_MATERIAL FOR THIS TASK:_
- - -

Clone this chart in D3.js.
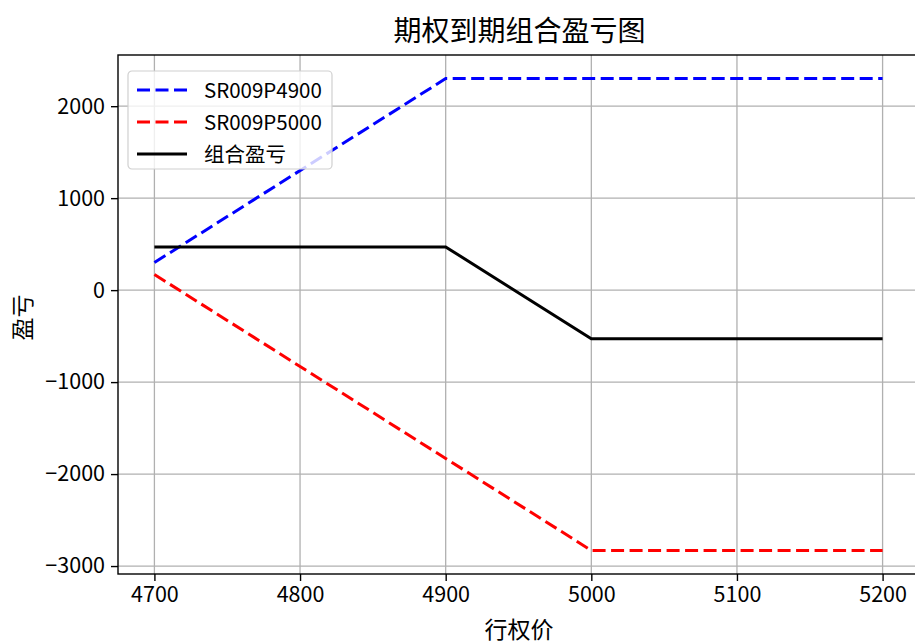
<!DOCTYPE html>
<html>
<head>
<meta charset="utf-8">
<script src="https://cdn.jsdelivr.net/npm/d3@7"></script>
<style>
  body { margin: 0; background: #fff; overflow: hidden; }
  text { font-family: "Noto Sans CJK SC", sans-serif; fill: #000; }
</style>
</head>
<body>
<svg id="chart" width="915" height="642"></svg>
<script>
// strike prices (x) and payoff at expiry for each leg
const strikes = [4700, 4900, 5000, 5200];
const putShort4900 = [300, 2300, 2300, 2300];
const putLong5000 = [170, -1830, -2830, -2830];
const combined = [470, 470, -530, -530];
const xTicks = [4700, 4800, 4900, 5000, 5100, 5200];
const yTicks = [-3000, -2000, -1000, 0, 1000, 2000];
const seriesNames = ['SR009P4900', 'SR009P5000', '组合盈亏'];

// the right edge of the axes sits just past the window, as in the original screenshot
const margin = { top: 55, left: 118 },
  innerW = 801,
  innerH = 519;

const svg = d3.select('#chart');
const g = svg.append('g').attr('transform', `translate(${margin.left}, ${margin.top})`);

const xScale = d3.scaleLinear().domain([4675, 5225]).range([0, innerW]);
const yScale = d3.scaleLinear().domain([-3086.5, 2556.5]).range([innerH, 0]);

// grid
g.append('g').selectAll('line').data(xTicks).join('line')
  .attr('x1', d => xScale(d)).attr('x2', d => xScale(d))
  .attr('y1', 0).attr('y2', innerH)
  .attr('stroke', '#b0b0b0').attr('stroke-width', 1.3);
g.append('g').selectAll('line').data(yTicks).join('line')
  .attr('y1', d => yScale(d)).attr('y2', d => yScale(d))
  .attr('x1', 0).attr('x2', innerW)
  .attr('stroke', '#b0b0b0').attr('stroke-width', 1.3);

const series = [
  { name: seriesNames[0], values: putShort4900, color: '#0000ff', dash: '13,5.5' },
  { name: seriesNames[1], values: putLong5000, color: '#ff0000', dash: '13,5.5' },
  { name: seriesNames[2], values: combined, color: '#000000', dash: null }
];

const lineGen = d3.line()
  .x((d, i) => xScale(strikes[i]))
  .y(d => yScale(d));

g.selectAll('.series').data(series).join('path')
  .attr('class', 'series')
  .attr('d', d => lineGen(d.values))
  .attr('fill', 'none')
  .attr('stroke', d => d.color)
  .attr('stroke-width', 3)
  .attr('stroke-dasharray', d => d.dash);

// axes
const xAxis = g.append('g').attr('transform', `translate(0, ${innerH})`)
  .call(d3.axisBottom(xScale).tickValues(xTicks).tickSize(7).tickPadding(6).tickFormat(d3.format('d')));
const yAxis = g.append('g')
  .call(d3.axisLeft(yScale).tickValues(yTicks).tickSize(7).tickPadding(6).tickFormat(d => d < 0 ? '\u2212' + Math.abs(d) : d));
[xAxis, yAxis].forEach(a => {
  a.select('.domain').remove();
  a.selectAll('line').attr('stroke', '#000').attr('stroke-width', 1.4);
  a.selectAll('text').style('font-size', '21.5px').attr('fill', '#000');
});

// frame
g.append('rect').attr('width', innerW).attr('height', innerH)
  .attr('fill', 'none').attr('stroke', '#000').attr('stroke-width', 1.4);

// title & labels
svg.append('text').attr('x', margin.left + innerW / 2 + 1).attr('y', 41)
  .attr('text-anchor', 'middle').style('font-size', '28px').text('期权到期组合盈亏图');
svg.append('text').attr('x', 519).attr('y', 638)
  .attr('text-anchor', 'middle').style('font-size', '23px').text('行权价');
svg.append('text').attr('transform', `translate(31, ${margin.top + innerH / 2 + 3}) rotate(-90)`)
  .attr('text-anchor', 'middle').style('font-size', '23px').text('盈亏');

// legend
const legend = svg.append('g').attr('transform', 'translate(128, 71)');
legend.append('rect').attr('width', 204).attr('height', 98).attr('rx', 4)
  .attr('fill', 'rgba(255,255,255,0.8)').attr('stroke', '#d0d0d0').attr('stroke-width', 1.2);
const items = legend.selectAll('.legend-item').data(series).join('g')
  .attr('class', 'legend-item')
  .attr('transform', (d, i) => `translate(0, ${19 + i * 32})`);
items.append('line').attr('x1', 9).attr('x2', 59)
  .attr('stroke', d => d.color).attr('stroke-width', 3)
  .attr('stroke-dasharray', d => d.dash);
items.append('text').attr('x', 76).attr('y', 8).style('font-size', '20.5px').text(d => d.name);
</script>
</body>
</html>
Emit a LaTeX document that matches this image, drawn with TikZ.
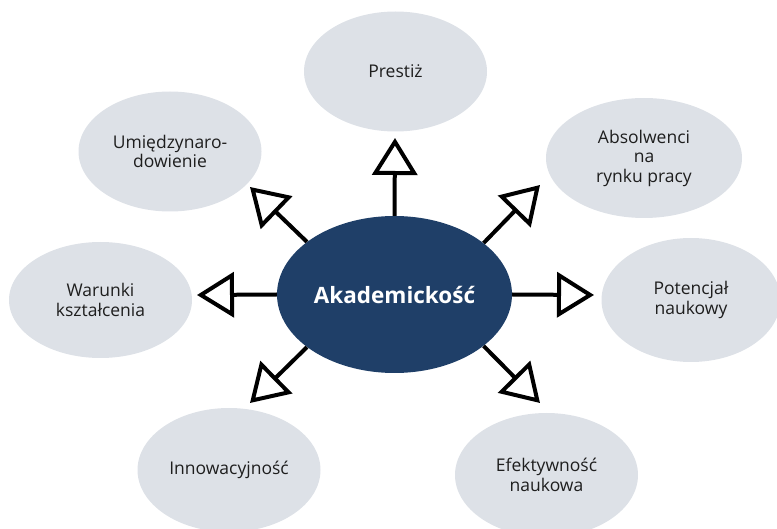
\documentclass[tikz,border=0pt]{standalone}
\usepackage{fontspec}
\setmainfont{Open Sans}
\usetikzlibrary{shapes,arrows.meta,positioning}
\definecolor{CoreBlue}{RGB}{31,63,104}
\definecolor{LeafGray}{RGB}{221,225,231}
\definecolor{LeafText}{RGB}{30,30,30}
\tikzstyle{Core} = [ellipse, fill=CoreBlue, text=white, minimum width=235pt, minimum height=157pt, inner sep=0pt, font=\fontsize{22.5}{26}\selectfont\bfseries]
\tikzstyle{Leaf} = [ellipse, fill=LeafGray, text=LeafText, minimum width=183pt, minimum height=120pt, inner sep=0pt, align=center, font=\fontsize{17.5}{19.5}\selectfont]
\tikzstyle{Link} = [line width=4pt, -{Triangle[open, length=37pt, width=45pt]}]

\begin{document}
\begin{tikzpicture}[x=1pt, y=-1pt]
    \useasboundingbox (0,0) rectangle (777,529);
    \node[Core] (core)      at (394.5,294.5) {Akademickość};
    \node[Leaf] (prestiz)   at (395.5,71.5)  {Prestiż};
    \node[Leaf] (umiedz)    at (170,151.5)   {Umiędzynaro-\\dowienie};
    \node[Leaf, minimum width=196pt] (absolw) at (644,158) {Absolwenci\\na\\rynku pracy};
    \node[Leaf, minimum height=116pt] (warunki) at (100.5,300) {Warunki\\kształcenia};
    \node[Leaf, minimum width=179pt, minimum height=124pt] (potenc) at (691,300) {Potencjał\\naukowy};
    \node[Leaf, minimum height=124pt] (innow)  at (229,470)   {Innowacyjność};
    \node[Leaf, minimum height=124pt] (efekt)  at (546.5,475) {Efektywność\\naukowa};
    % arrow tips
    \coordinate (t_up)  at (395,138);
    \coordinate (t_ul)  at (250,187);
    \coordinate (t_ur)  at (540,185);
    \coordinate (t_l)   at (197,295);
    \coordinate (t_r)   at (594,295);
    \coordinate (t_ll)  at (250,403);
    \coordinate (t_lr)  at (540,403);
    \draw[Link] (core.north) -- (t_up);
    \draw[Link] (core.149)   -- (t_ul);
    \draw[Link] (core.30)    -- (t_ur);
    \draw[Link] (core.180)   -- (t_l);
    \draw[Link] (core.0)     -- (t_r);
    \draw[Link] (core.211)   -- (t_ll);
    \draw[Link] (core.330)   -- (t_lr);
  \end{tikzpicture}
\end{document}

- - -

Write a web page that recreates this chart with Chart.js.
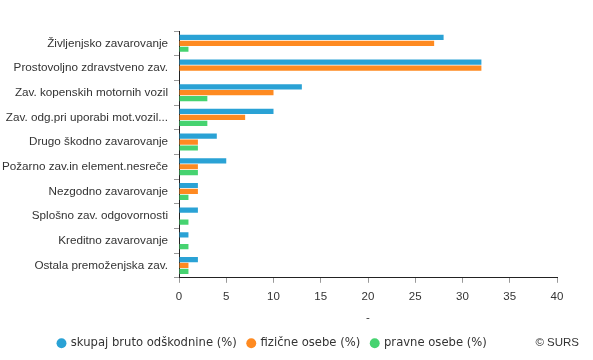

- - -

Print the line above containing "Clone this chart in D3.js.", the line containing "d3.scaleLinear().domain([-3086.5, 2556.5]).range([innerH, 0]);", and everything between them, exactly as written. Pictures stay out.

_RESULT OF THIS TASK:_
Clone this chart in D3.js.
<!DOCTYPE html>
<html>
<head>
<meta charset="utf-8">
<script src="https://cdn.jsdelivr.net/npm/d3@7"></script>
<style>
  body { margin: 0; background: #fff; overflow: hidden; }
  text { font-family: "Noto Sans CJK SC", sans-serif; fill: #000; }
</style>
</head>
<body>
<svg id="chart" width="915" height="642"></svg>
<script>
// strike prices (x) and payoff at expiry for each leg
const strikes = [4700, 4900, 5000, 5200];
const putShort4900 = [300, 2300, 2300, 2300];
const putLong5000 = [170, -1830, -2830, -2830];
const combined = [470, 470, -530, -530];
const xTicks = [4700, 4800, 4900, 5000, 5100, 5200];
const yTicks = [-3000, -2000, -1000, 0, 1000, 2000];
const seriesNames = ['SR009P4900', 'SR009P5000', '组合盈亏'];

// the right edge of the axes sits just past the window, as in the original screenshot
const margin = { top: 55, left: 118 },
  innerW = 801,
  innerH = 519;

const svg = d3.select('#chart');
const g = svg.append('g').attr('transform', `translate(${margin.left}, ${margin.top})`);

const xScale = d3.scaleLinear().domain([4675, 5225]).range([0, innerW]);
const yScale = d3.scaleLinear().domain([-3086.5, 2556.5]).range([innerH, 0]);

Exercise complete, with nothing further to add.